Primero, las implicancias del peso determinante del presidente de la República; que, en realidad, no solo somete ternas al Senado para magistrados supremos. Es relevante también para la designación de magistrados de otros niveles. Pero, constriñéndonos a la Suprema Corte, ¿qué pasa si al Senado no le parece bien la terna propuesta por el presidente y se la devuelve? El presidente “someterá una nueva” (art. 96 constitucional). Que, se entiende, no debe contener a ninguno de los de la primera pues todo/as de la anterior habrían sido ya rechazados. Si la segunda terna también lo fuese, ocupará el cargo la persona que dentro de dicha terna designe el presidente. Peso concluyente, pues, del presidente.

Segundo, junto con lo anterior: la falta de normas claras para un proceso marcado por la transparencia y participativo. Parte de una dinámica a ser normada para que no se construya la terna entre cuatro paredes como ha sido, por lo general, la práctica histórica en la mayoría de países con un régimen semejante. Este es un asunto clave pues solo puede ser designada una persona que haya integrado una terna presidencial. Por ello establecer y normar al detalle procesos transparentes y participativos pasa a ser, en estos tiempos, una cuestión esencial.

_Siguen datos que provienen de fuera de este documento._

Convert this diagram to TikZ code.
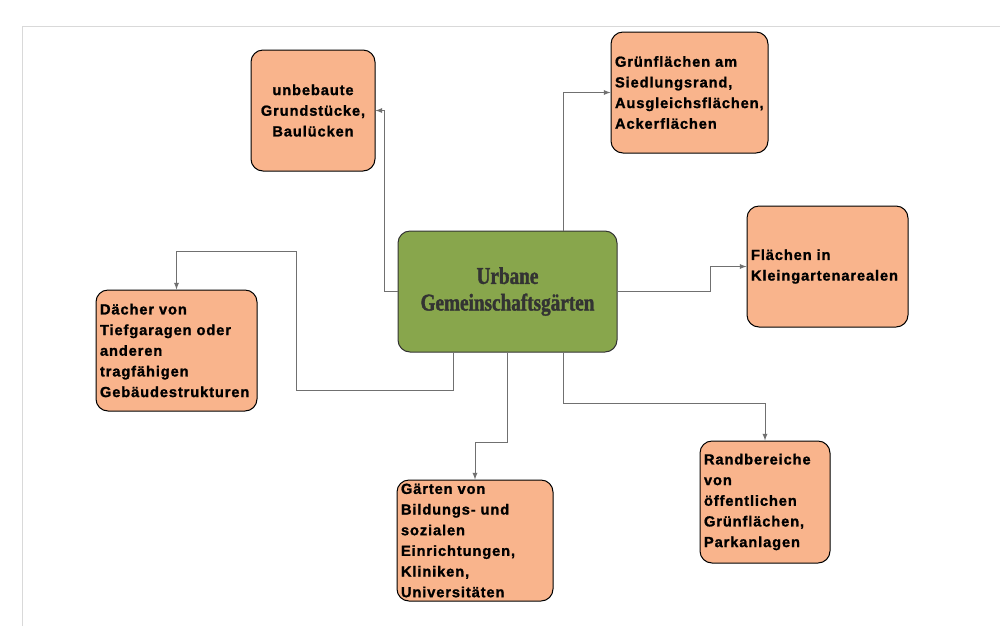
\documentclass[tikz,border=0pt]{standalone}
\usepackage{fontspec}
\setmainfont{Liberation Sans}
\newfontfamily\boxfont[LetterSpace=6,BoldFeatures={FakeBold=1.2}]{Liberation Sans}
\newfontfamily\titlefont[FakeStretch=0.8,BoldFeatures={FakeBold=1.5}]{Liberation Serif}
\usepackage{tikz}
\usetikzlibrary{calc,               % Calculs de coordonnées entre $ $
                positioning}
\definecolor{lachs}{RGB}{249,180,140}
\definecolor{gruen}{RGB}{136,166,76}
\definecolor{titel}{RGB}{51,51,51}
\definecolor{linie}{RGB}{112,112,112}
\definecolor{rahmen}{RGB}{217,217,217}
\tikzset{
  feld/.style={draw=black, line width=0.75pt, fill=lachs, rounded corners=9pt,
               minimum height=90.75pt, inner xsep=3pt, inner ysep=0pt,
               align=left, font=\boxfont\bfseries\fontsize{11}{15.5}\selectfont},
  pfeil/.style={draw=linie, line width=0.75pt, -latex},
}
\begin{document}
\begin{tikzpicture}[x=0.75pt,y=-0.75pt]
\useasboundingbox (0,0) rectangle (1000,626);
\draw[rahmen, line width=0.75pt](22,626)--(22,26)--(1000,26);
% Mitte
\node[draw=titel, line width=0.75pt, fill=gruen, rounded corners=9pt,
      minimum width=164.25pt, minimum height=90.75pt, align=center,
      text=titel, font=\titlefont\bfseries\fontsize{18}{20}\selectfont]
      (urb) at (507.5,291.5) {Urbane\\Gemeinschaftsgärten};
% Flächen
\node[feld, text width=87pt, align=center](bau) at (313,110.5)
      {unbebaute\\Grundstücke,\\Baulücken};
\node[feld, text width=111.75pt](sied) at (689.5,92.5)
      {Grünflächen am\\Siedlungsrand,\\Ausgleichsflächen,\\Ackerflächen};
\node[feld, text width=114.75pt](klein) at (827.5,266.5)
      {Flächen in\\Kleingartenarealen};
\node[feld, text width=114.75pt](dach) at (176.5,350.5)
      {Dächer von\\Tiefgaragen oder\\anderen\\tragfähigen\\Gebäudestrukturen};
\node[feld, text width=111pt](bild) at (475,540.5)
      {Gärten von\\Bildungs- und\\sozialen\\Einrichtungen,\\Kliniken,\\Universitäten};
\node[feld, text width=91.5pt, minimum height=91.5pt](park) at (765,502)
      {Randbereiche\\von\\öffentlichen\\Grünflächen,\\Parkanlagen};
% Verbindungen
\draw[pfeil](urb.west)--++(-13,0)|-(bau.east);
\draw[pfeil]($(urb.north)+(55.5,0)$)|-(sied.west);
\draw[pfeil](urb.east)--++(93,0)|-(klein.west);
\draw[pfeil]($(urb.south)+(-54.5,0)$)|-++(-157,38)|-($(dach.north)+(0,-38)$)--(dach.north);
\draw[pfeil](urb.south)--++(0,90)-|(bild.north);
\draw[pfeil]($(urb.south)+(55.5,0)$)--++(0,51)-|(park.north);
\end{tikzpicture}
\end{document}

Tercero, con solo tres mujeres, actualmente, entre los once integrantes de la Suprema Corte, ¿cómo se podría -o debería- traducir en lo inmediato la obligación constitucional sobre paridad de género en la selección y designación de magistrados? Si el principio constitucional de paridad (art. 94) no se expresa, en concreto, para avanzar hacia la paridad cuando ella no existe, la norma constitucional estaría de más. ¿Debería marcar un parámetro para un enfoque de género en este proceso? Todo parecería indicar que sí.

Importantes retos, pues, por delante. Para que grandes conceptos y valores democráticos se puedan traducir y concretar en pasos relevantes de la acción estatal. En algo como los criterios que se emplea para seleccionar a altos magistrados se puede plasmar – o no- una declarada vocación democrática y la construcción de una institucionalidad que desarrolle principios democráticos fundamentales.